Quote every line below exactly and skip any picture.

Data segment:
-- start --

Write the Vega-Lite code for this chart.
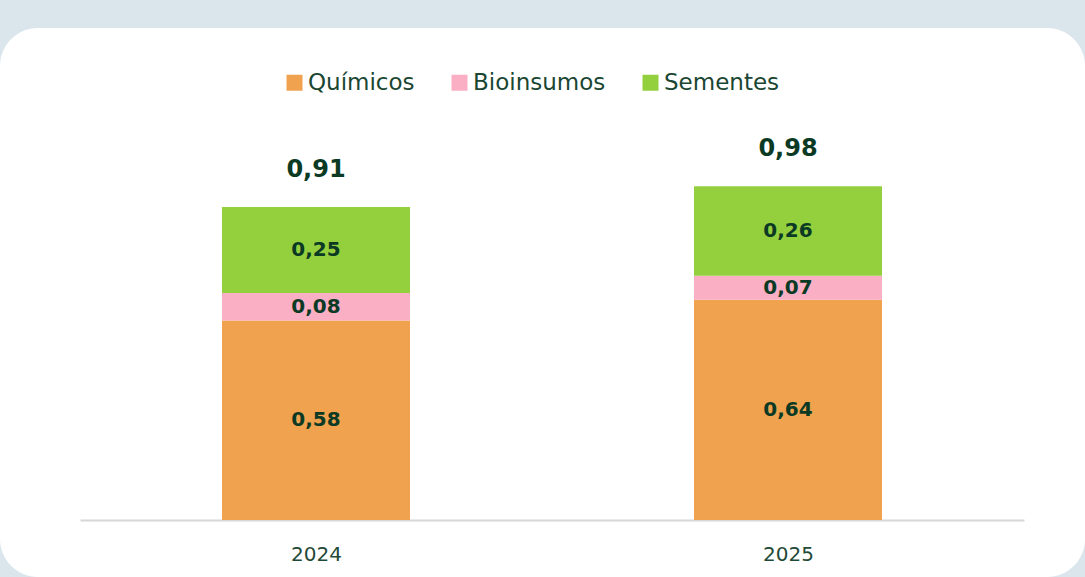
{
  "$schema": "https://vega.github.io/schema/vega-lite/v6.json",
  "width": 1085,
  "height": 549,
  "autosize": {"type": "none"},
  "padding": {"top": 28, "left": 0, "right": 0, "bottom": 0},
  "background": "#dbe6ec",
  "config": {
    "view": {"stroke": null, "fill": "white", "cornerRadius": 38},
    "font": "DejaVu Sans"
  },
  "data": {
    "values": [
      {"year": 2024, "cat": "Químicos", "value": 0.58, "total": 0.91},
      {"year": 2024, "cat": "Bioinsumos", "value": 0.08, "total": 0.91},
      {"year": 2024, "cat": "Sementes", "value": 0.25, "total": 0.91},
      {"year": 2025, "cat": "Químicos", "value": 0.64, "total": 0.98},
      {"year": 2025, "cat": "Bioinsumos", "value": 0.07, "total": 0.98},
      {"year": 2025, "cat": "Sementes", "value": 0.26, "total": 0.98}
    ]
  },
  "transform": [
    {"calculate": "indexof(['Químicos','Bioinsumos','Sementes'], datum.cat)", "as": "o"},
    {"stack": "value", "groupby": ["year"], "sort": [{"field": "o", "order": "ascending"}], "as": ["v0", "v1"]},
    {"calculate": "(datum.v0 + datum.v1) / 2", "as": "mid"},
    {"calculate": "replace(format(datum.value, '.2f'), '.', ',')", "as": "lbl"},
    {"calculate": "replace(format(datum.total, '.2f'), '.', ',')", "as": "tlbl"}
  ],
  "layer": [
    {
      "mark": {"type": "bar", "width": 188, "orient": "vertical"},
      "encoding": {
        "x": {
          "field": "year", "type": "quantitative",
          "scale": {"domain": [2023.5, 2025.5], "range": [80, 1024], "padding": 0, "nice": false, "zero": false},
          "axis": {"values": [2024, 2025], "format": "d", "orient": "bottom", "offset": -57, "domain": true, "domainColor": "#d6d6d6", "domainWidth": 2, "ticks": false, "grid": false, "labelPadding": 24, "labelFontSize": 20, "labelColor": "#1f4a36", "labelFont": "DejaVu Sans", "title": null}
        },
        "y": {
          "field": "v1", "type": "quantitative",
          "scale": {"domain": [-0.1657, 1.43], "nice": false, "zero": false},
          "axis": null
        },
        "y2": {"field": "v0"},
        "color": {
          "field": "cat", "type": "nominal",
          "scale": {"domain": ["Químicos", "Bioinsumos", "Sementes"], "range": ["#f0a24e", "#fbafc4", "#94d03e"]},
          "legend": {
            "orient": "none", "legendX": 283, "legendY": 43, "direction": "horizontal",
            "title": null, "symbolType": "square", "symbolSize": 256, "symbolStrokeWidth": 0,
            "labelFontSize": 23, "labelFont": "DejaVu Sans", "labelColor": "#1a4632",
            "columnPadding": 33, "labelOffset": 2
          }
        }
      }
    },
    {
      "mark": {"type": "text", "fontSize": 20, "fontWeight": "bold", "color": "#0b3a24", "baseline": "middle", "align": "center"},
      "encoding": {
        "x": {"field": "year", "type": "quantitative"},
        "y": {"field": "mid", "type": "quantitative"},
        "text": {"field": "lbl", "type": "nominal"}
      }
    },
    {
      "transform": [{"filter": "datum.cat == 'Sementes'"}],
      "mark": {"type": "text", "fontSize": 24, "fontWeight": "bold", "color": "#0b3a24", "baseline": "middle", "align": "center", "dy": -37},
      "encoding": {
        "x": {"field": "year", "type": "quantitative"},
        "y": {"field": "v1", "type": "quantitative"},
        "text": {"field": "tlbl", "type": "nominal"}
      }
    }
  ]
}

-- end --

Task result:
Write the Vega-Lite code for this chart.
{
  "$schema": "https://vega.github.io/schema/vega-lite/v6.json",
  "width": 1085,
  "height": 549,
  "autosize": {"type": "none"},
  "padding": {"top": 28, "left": 0, "right": 0, "bottom": 0},
  "background": "#dbe6ec",
  "config": {
    "view": {"stroke": null, "fill": "white", "cornerRadius": 38},
    "font": "DejaVu Sans"
  },
  "data": {
    "values": [
      {"year": 2024, "cat": "Químicos", "value": 0.58, "total": 0.91},
      {"year": 2024, "cat": "Bioinsumos", "value": 0.08, "total": 0.91},
      {"year": 2024, "cat": "Sementes", "value": 0.25, "total": 0.91},
      {"year": 2025, "cat": "Químicos", "value": 0.64, "total": 0.98},
      {"year": 2025, "cat": "Bioinsumos", "value": 0.07, "total": 0.98},
      {"year": 2025, "cat": "Sementes", "value": 0.26, "total": 0.98}
    ]
  },
  "transform": [
    {"calculate": "indexof(['Químicos','Bioinsumos','Sementes'], datum.cat)", "as": "o"},
    {"stack": "value", "groupby": ["year"], "sort": [{"field": "o", "order": "ascending"}], "as": ["v0", "v1"]},
    {"calculate": "(datum.v0 + datum.v1) / 2", "as": "mid"},
    {"calculate": "replace(format(datum.value, '.2f'), '.', ',')", "as": "lbl"},
    {"calculate": "replace(format(datum.total, '.2f'), '.', ',')", "as": "tlbl"}
  ],
  "layer": [
    {
      "mark": {"type": "bar", "width": 188, "orient": "vertical"},
      "encoding": {
        "x": {
          "field": "year", "type": "quantitative",
          "scale": {"domain": [2023.5, 2025.5], "range": [80, 1024], "padding": 0, "nice": false, "zero": false},
          "axis": {"values": [2024, 2025], "format": "d", "orient": "bottom", "offset": -57, "domain": true, "domainColor": "#d6d6d6", "domainWidth": 2, "ticks": false, "grid": false, "labelPadding": 24, "labelFontSize": 20, "labelColor": "#1f4a36", "labelFont": "DejaVu Sans", "title": null}
        },
        "y": {
          "field": "v1", "type": "quantitative",
          "scale": {"domain": [-0.1657, 1.43], "nice": false, "zero": false},
          "axis": null
        },
        "y2": {"field": "v0"},
        "color": {
          "field": "cat", "type": "nominal",
          "scale": {"domain": ["Químicos", "Bioinsumos", "Sementes"], "range": ["#f0a24e", "#fbafc4", "#94d03e"]},
          "legend": {
            "orient": "none", "legendX": 283, "legendY": 43, "direction": "horizontal",
            "title": null, "symbolType": "square", "symbolSize": 256, "symbolStrokeWidth": 0,
            "labelFontSize": 23, "labelFont": "DejaVu Sans", "labelColor": "#1a4632",
            "columnPadding": 33, "labelOffset": 2
          }
        }
      }
    },
    {
      "mark": {"type": "text", "fontSize": 20, "fontWeight": "bold", "color": "#0b3a24", "baseline": "middle", "align": "center"},
      "encoding": {
        "x": {"field": "year", "type": "quantitative"},
        "y": {"field": "mid", "type": "quantitative"},
        "text": {"field": "lbl", "type": "nominal"}
      }
    },
    {
      "transform": [{"filter": "datum.cat == 'Sementes'"}],
      "mark": {"type": "text", "fontSize": 24, "fontWeight": "bold", "color": "#0b3a24", "baseline": "middle", "align": "center", "dy": -37},
      "encoding": {
        "x": {"field": "year", "type": "quantitative"},
        "y": {"field": "v1", "type": "quantitative"},
        "text": {"field": "tlbl", "type": "nominal"}
      }
    }
  ]
}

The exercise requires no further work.